The AI boom also reached emerging markets in unexpected ways. Taiwan and South Korea—home to the world's most advanced semiconductor manufacturers—captured significant share of the global AI infrastructure buildout. Indonesia and India attracted manufacturing investment as companies diversified supply chains away from China.

What It Means for 2026

The critical question for investors: Is 2025 the beginning of a sustained international cycle, or a one-year anomaly before U.S. dominance resumes?

Charles Schwab's 2026 outlook argues that "international stocks seem set to shine" based on continued valuation advantages, improving economic fundamentals in Europe and Asia, and potential dollar weakness as U.S. fiscal concerns mount. The firm recommends investors maintain meaningful international allocations rather than treating them as optional.

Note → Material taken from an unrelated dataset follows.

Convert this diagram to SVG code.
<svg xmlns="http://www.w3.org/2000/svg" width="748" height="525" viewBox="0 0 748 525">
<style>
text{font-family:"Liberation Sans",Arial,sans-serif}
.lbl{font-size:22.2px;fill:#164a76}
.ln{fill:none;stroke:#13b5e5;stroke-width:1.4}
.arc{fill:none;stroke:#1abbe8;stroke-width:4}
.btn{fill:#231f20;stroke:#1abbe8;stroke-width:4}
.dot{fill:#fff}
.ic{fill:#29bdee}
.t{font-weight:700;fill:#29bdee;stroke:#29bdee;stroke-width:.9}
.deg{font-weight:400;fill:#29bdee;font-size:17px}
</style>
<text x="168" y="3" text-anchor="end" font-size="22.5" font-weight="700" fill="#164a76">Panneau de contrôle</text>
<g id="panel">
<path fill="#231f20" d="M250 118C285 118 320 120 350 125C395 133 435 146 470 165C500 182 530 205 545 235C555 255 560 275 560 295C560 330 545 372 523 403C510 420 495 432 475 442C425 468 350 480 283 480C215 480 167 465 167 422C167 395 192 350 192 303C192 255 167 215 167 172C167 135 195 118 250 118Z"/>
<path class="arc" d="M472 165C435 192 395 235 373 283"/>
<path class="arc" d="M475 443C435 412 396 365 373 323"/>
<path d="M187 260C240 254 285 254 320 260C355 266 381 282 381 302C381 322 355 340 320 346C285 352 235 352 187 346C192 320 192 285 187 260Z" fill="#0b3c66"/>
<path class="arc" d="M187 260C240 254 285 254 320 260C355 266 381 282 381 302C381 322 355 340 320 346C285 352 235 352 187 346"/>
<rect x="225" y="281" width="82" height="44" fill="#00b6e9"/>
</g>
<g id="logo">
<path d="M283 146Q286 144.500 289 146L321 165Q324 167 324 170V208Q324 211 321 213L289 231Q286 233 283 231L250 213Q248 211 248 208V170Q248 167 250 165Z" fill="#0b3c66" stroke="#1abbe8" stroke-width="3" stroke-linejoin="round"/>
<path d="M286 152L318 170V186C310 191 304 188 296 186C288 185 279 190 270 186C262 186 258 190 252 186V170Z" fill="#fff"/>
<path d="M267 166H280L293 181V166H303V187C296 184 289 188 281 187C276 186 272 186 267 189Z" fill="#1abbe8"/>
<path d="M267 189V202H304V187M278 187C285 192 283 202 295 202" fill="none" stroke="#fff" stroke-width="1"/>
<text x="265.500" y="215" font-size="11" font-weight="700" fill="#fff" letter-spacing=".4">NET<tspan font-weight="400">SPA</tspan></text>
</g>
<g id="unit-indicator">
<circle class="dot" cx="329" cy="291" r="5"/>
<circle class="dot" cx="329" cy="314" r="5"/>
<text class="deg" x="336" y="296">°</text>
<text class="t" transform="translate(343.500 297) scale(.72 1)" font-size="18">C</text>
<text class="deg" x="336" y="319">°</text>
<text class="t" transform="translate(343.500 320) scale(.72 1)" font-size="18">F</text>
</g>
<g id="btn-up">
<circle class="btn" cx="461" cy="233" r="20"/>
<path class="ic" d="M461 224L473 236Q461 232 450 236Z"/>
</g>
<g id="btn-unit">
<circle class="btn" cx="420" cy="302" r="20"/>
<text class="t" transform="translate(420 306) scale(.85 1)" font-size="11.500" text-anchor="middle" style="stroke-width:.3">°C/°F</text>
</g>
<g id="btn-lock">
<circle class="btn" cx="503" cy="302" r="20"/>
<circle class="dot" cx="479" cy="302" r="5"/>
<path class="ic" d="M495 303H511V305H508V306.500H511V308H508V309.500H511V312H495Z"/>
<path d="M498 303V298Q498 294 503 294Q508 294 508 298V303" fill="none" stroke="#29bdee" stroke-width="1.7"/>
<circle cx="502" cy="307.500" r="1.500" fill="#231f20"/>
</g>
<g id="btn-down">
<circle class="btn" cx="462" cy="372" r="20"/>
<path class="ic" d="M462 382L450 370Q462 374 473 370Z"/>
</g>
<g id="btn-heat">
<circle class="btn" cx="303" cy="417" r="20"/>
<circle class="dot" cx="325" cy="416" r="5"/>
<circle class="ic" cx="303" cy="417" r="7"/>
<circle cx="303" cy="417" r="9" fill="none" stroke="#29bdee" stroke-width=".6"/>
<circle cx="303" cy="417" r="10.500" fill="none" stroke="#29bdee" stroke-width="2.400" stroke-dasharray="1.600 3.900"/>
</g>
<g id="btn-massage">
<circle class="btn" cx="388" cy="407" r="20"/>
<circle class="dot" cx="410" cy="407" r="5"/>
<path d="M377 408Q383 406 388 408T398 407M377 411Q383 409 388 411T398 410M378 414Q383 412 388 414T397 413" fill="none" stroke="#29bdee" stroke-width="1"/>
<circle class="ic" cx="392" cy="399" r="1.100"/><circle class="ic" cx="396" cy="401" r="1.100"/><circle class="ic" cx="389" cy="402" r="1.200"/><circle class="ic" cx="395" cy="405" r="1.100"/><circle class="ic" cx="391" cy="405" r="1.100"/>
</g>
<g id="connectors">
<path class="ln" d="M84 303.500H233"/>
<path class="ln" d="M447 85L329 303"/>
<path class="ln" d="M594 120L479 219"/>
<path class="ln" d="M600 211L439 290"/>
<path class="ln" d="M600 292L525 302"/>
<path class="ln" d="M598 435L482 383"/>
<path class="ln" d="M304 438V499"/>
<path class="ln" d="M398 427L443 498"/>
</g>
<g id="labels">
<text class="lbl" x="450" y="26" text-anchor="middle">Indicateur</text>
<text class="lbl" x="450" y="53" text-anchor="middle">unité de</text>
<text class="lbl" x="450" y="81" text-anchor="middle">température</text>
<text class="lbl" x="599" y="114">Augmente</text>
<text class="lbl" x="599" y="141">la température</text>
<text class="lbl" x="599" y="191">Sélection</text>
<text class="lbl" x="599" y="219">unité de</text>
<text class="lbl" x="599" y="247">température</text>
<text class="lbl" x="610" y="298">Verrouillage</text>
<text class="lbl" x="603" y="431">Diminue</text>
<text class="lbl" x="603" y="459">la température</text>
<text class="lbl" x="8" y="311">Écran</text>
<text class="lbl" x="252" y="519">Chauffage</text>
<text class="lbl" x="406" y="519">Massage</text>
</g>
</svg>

However, U.S. bulls point to America's continued leadership in artificial intelligence, superior corporate earnings growth, and more flexible labor markets as reasons to expect the U.S. premium to persist. The incoming Trump administration's pro-business policies could also favor domestic equities.

Portfolio Implications

For individual investors, the message is clear: diversification still matters. The years of U.S. outperformance convinced many to abandon or minimize international holdings—a decision that cost dearly in 2025.

A standard diversified portfolio typically allocates 30-40% to international equities, roughly proportional to non-U.S. share of global market capitalization. Investors who drifted from those allocations during the U.S. bull run may want to rebalance.

The 2025 reversal serves as a reminder that market leadership rotates, often suddenly and with little warning. Predicting which region will outperform in any given year is notoriously difficult—which is precisely why diversification remains the only free lunch in investing.

After 15 years of U.S. dominance, international markets reminded investors that the world is bigger than the S&P 500. Whether 2026 extends the trend or reverts to American leadership, the lesson of 2025 is worth remembering: never assume today's winners will be tomorrow's.